--- EXERCISE TASK ---
Set down the full listing exactly, character for character.

--- PROVIDED DATA ---

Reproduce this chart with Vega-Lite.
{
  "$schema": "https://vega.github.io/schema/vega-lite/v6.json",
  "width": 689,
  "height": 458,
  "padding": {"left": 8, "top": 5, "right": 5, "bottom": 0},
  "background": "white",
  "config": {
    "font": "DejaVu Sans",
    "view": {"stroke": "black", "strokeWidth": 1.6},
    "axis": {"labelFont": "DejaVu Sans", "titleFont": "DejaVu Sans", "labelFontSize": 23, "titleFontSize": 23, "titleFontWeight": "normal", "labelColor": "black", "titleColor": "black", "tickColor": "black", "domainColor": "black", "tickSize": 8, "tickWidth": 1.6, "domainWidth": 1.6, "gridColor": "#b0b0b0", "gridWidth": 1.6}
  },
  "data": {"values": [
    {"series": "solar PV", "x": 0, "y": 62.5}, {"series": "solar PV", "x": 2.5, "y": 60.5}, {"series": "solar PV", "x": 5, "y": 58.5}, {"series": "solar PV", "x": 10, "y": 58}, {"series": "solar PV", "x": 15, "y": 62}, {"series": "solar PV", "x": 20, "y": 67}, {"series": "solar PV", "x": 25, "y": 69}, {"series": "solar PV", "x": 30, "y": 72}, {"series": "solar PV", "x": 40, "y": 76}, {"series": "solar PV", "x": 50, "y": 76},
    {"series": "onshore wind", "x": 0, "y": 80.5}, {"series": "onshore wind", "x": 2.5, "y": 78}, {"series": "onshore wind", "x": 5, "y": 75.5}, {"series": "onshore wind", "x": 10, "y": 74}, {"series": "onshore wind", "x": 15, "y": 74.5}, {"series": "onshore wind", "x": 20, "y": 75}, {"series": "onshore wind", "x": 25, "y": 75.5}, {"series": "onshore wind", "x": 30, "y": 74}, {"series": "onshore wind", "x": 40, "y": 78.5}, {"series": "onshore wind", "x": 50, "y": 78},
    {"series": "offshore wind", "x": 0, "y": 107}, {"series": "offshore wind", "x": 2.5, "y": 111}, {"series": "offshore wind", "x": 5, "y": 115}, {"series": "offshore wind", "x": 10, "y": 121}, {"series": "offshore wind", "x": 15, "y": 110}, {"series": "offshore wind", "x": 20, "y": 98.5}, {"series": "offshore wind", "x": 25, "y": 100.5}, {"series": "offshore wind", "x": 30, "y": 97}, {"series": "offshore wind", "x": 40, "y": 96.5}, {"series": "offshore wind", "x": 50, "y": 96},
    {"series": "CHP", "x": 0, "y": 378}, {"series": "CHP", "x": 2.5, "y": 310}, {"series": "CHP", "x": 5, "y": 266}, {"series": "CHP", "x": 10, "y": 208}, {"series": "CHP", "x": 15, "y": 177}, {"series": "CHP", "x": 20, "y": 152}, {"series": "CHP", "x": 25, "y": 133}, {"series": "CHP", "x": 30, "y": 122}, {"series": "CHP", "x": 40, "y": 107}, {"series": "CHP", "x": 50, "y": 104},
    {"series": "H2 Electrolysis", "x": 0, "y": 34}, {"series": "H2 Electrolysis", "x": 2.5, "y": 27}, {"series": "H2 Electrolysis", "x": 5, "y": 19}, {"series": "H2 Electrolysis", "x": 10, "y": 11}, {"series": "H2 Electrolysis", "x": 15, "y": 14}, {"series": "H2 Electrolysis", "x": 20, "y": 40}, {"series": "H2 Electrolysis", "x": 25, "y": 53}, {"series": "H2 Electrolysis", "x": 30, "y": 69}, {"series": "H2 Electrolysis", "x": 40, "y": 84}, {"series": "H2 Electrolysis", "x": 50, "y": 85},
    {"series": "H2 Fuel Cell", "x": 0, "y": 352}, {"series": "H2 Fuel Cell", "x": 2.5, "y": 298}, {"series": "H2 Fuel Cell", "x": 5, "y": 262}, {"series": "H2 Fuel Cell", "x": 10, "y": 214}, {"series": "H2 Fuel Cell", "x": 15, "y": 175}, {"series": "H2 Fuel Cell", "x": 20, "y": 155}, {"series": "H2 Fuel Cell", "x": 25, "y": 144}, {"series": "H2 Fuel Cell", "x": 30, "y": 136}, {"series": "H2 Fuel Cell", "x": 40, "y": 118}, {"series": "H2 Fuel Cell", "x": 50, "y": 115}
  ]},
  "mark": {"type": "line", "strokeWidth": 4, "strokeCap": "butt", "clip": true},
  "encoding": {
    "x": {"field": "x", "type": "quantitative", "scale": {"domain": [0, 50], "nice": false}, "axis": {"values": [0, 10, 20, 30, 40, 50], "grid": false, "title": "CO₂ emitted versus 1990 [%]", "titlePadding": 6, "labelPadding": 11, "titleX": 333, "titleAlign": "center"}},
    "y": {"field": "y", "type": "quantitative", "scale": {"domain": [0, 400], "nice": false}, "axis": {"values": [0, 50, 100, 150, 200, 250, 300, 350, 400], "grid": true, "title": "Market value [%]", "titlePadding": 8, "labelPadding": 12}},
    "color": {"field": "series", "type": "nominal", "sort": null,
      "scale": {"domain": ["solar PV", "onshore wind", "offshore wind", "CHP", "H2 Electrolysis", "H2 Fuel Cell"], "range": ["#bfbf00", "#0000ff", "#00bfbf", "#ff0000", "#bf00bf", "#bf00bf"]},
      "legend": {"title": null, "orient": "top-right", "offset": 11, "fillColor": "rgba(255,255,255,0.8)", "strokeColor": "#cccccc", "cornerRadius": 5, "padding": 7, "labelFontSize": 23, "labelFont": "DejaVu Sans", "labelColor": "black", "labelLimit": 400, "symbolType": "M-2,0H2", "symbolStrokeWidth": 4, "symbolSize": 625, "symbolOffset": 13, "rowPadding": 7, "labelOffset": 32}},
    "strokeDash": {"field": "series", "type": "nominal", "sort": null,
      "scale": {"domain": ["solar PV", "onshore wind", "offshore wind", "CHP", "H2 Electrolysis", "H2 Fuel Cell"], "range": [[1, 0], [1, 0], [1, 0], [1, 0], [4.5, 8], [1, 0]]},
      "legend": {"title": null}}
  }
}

--- ANSWER TO THE TASK ---
Reproduce this chart with Vega-Lite.
{
  "$schema": "https://vega.github.io/schema/vega-lite/v6.json",
  "width": 689,
  "height": 458,
  "padding": {"left": 8, "top": 5, "right": 5, "bottom": 0},
  "background": "white",
  "config": {
    "font": "DejaVu Sans",
    "view": {"stroke": "black", "strokeWidth": 1.6},
    "axis": {"labelFont": "DejaVu Sans", "titleFont": "DejaVu Sans", "labelFontSize": 23, "titleFontSize": 23, "titleFontWeight": "normal", "labelColor": "black", "titleColor": "black", "tickColor": "black", "domainColor": "black", "tickSize": 8, "tickWidth": 1.6, "domainWidth": 1.6, "gridColor": "#b0b0b0", "gridWidth": 1.6}
  },
  "data": {"values": [
    {"series": "solar PV", "x": 0, "y": 62.5}, {"series": "solar PV", "x": 2.5, "y": 60.5}, {"series": "solar PV", "x": 5, "y": 58.5}, {"series": "solar PV", "x": 10, "y": 58}, {"series": "solar PV", "x": 15, "y": 62}, {"series": "solar PV", "x": 20, "y": 67}, {"series": "solar PV", "x": 25, "y": 69}, {"series": "solar PV", "x": 30, "y": 72}, {"series": "solar PV", "x": 40, "y": 76}, {"series": "solar PV", "x": 50, "y": 76},
    {"series": "onshore wind", "x": 0, "y": 80.5}, {"series": "onshore wind", "x": 2.5, "y": 78}, {"series": "onshore wind", "x": 5, "y": 75.5}, {"series": "onshore wind", "x": 10, "y": 74}, {"series": "onshore wind", "x": 15, "y": 74.5}, {"series": "onshore wind", "x": 20, "y": 75}, {"series": "onshore wind", "x": 25, "y": 75.5}, {"series": "onshore wind", "x": 30, "y": 74}, {"series": "onshore wind", "x": 40, "y": 78.5}, {"series": "onshore wind", "x": 50, "y": 78},
    {"series": "offshore wind", "x": 0, "y": 107}, {"series": "offshore wind", "x": 2.5, "y": 111}, {"series": "offshore wind", "x": 5, "y": 115}, {"series": "offshore wind", "x": 10, "y": 121}, {"series": "offshore wind", "x": 15, "y": 110}, {"series": "offshore wind", "x": 20, "y": 98.5}, {"series": "offshore wind", "x": 25, "y": 100.5}, {"series": "offshore wind", "x": 30, "y": 97}, {"series": "offshore wind", "x": 40, "y": 96.5}, {"series": "offshore wind", "x": 50, "y": 96},
    {"series": "CHP", "x": 0, "y": 378}, {"series": "CHP", "x": 2.5, "y": 310}, {"series": "CHP", "x": 5, "y": 266}, {"series": "CHP", "x": 10, "y": 208}, {"series": "CHP", "x": 15, "y": 177}, {"series": "CHP", "x": 20, "y": 152}, {"series": "CHP", "x": 25, "y": 133}, {"series": "CHP", "x": 30, "y": 122}, {"series": "CHP", "x": 40, "y": 107}, {"series": "CHP", "x": 50, "y": 104},
    {"series": "H2 Electrolysis", "x": 0, "y": 34}, {"series": "H2 Electrolysis", "x": 2.5, "y": 27}, {"series": "H2 Electrolysis", "x": 5, "y": 19}, {"series": "H2 Electrolysis", "x": 10, "y": 11}, {"series": "H2 Electrolysis", "x": 15, "y": 14}, {"series": "H2 Electrolysis", "x": 20, "y": 40}, {"series": "H2 Electrolysis", "x": 25, "y": 53}, {"series": "H2 Electrolysis", "x": 30, "y": 69}, {"series": "H2 Electrolysis", "x": 40, "y": 84}, {"series": "H2 Electrolysis", "x": 50, "y": 85},
    {"series": "H2 Fuel Cell", "x": 0, "y": 352}, {"series": "H2 Fuel Cell", "x": 2.5, "y": 298}, {"series": "H2 Fuel Cell", "x": 5, "y": 262}, {"series": "H2 Fuel Cell", "x": 10, "y": 214}, {"series": "H2 Fuel Cell", "x": 15, "y": 175}, {"series": "H2 Fuel Cell", "x": 20, "y": 155}, {"series": "H2 Fuel Cell", "x": 25, "y": 144}, {"series": "H2 Fuel Cell", "x": 30, "y": 136}, {"series": "H2 Fuel Cell", "x": 40, "y": 118}, {"series": "H2 Fuel Cell", "x": 50, "y": 115}
  ]},
  "mark": {"type": "line", "strokeWidth": 4, "strokeCap": "butt", "clip": true},
  "encoding": {
    "x": {"field": "x", "type": "quantitative", "scale": {"domain": [0, 50], "nice": false}, "axis": {"values": [0, 10, 20, 30, 40, 50], "grid": false, "title": "CO₂ emitted versus 1990 [%]", "titlePadding": 6, "labelPadding": 11, "titleX": 333, "titleAlign": "center"}},
    "y": {"field": "y", "type": "quantitative", "scale": {"domain": [0, 400], "nice": false}, "axis": {"values": [0, 50, 100, 150, 200, 250, 300, 350, 400], "grid": true, "title": "Market value [%]", "titlePadding": 8, "labelPadding": 12}},
    "color": {"field": "series", "type": "nominal", "sort": null,
      "scale": {"domain": ["solar PV", "onshore wind", "offshore wind", "CHP", "H2 Electrolysis", "H2 Fuel Cell"], "range": ["#bfbf00", "#0000ff", "#00bfbf", "#ff0000", "#bf00bf", "#bf00bf"]},
      "legend": {"title": null, "orient": "top-right", "offset": 11, "fillColor": "rgba(255,255,255,0.8)", "strokeColor": "#cccccc", "cornerRadius": 5, "padding": 7, "labelFontSize": 23, "labelFont": "DejaVu Sans", "labelColor": "black", "labelLimit": 400, "symbolType": "M-2,0H2", "symbolStrokeWidth": 4, "symbolSize": 625, "symbolOffset": 13, "rowPadding": 7, "labelOffset": 32}},
    "strokeDash": {"field": "series", "type": "nominal", "sort": null,
      "scale": {"domain": ["solar PV", "onshore wind", "offshore wind", "CHP", "H2 Electrolysis", "H2 Fuel Cell"], "range": [[1, 0], [1, 0], [1, 0], [1, 0], [4.5, 8], [1, 0]]},
      "legend": {"title": null}}
  }
}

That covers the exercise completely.